§ **WORK INSTRUCTIONS**
Print the listing from its top line through the line containing "import * as", nothing more, and leave out the pictures.

§ **DATA EXCERPT**
--- begin ---

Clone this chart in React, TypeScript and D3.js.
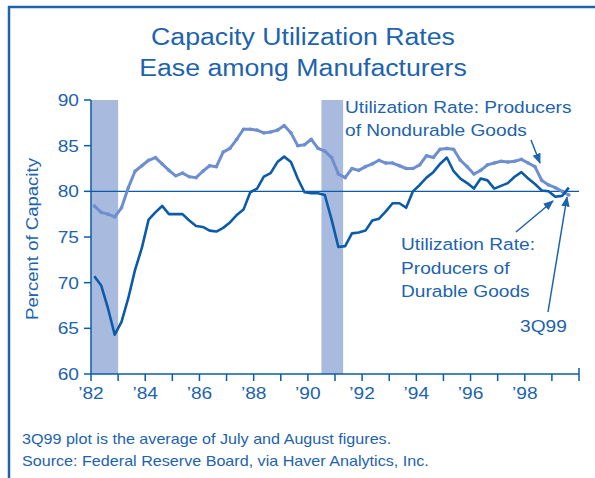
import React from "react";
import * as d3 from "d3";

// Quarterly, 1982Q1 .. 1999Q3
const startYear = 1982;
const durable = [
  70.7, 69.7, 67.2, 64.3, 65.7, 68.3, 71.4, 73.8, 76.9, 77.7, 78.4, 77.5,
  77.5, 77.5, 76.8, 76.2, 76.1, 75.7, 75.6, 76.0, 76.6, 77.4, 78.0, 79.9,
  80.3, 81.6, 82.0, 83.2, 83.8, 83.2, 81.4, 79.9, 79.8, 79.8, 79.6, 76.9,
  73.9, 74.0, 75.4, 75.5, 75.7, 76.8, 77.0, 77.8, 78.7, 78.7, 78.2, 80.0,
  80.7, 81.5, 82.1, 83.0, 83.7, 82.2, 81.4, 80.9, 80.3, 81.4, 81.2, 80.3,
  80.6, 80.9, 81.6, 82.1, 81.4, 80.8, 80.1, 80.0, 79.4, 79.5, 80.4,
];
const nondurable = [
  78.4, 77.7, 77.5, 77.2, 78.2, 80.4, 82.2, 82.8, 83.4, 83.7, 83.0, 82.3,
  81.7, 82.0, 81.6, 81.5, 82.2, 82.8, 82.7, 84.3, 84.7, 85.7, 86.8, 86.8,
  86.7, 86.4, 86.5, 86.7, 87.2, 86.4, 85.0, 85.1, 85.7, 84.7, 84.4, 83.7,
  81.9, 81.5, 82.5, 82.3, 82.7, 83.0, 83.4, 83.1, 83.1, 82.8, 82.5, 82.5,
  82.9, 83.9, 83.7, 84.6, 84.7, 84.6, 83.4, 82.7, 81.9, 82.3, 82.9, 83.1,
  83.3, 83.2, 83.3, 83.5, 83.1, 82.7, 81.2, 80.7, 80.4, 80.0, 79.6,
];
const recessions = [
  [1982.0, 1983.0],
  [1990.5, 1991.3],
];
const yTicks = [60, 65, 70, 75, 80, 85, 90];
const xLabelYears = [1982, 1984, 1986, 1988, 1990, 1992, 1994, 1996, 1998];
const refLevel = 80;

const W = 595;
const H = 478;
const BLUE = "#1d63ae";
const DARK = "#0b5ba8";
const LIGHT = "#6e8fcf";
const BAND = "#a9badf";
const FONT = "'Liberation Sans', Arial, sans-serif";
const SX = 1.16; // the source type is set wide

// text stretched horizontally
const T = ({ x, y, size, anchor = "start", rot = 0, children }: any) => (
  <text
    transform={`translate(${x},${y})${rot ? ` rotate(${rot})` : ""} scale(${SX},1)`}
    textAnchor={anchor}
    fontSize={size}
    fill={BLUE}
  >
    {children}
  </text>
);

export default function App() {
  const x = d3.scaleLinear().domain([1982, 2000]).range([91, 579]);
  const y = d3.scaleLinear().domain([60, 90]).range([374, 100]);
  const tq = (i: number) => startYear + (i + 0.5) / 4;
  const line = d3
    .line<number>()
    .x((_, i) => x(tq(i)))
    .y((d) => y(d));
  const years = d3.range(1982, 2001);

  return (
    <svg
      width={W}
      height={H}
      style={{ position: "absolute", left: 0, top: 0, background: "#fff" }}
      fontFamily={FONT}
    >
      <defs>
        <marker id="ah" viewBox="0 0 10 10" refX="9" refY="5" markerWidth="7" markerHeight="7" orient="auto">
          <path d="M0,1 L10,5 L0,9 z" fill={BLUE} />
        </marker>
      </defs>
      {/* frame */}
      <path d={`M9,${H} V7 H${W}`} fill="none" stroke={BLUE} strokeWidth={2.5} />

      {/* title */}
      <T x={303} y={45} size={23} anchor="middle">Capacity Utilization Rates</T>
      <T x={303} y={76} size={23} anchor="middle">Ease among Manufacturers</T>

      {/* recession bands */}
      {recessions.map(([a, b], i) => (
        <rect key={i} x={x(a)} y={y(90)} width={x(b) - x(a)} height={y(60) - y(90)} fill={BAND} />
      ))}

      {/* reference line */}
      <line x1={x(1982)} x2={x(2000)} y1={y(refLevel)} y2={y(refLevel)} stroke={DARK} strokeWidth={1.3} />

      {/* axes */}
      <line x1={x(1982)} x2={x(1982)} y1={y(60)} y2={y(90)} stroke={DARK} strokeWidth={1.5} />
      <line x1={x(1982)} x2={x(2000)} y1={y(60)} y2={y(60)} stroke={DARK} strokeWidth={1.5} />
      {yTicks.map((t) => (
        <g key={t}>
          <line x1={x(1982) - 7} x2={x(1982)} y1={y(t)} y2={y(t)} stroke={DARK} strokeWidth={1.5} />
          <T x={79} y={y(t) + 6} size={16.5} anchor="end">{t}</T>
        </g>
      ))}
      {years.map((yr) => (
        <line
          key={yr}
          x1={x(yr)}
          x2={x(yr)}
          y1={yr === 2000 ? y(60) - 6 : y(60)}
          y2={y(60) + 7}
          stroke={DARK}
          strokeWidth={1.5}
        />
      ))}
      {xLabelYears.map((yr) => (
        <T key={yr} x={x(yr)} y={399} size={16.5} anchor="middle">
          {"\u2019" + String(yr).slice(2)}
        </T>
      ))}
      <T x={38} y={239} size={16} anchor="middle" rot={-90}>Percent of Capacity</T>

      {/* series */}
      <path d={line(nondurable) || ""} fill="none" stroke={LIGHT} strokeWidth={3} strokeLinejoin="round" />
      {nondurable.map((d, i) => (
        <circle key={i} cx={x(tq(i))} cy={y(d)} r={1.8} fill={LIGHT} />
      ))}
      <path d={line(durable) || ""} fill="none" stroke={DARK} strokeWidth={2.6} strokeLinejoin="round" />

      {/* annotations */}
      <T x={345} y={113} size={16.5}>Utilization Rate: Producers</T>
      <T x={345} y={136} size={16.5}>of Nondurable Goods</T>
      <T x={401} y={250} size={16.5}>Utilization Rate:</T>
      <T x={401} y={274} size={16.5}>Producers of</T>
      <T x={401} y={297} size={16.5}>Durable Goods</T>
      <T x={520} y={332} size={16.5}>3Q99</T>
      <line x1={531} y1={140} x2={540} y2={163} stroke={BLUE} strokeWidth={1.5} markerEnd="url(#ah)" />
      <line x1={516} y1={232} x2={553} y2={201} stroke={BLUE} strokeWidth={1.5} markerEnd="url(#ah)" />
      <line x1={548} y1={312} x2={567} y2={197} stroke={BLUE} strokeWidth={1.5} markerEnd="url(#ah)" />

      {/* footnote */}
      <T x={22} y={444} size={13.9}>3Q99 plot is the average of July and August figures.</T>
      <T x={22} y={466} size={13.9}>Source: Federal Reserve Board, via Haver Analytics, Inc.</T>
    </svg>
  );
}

--- end ---

§ **COMPLETE OUTPUT**
Clone this chart in React, TypeScript and D3.js.
import React from "react";
import * as d3 from "d3";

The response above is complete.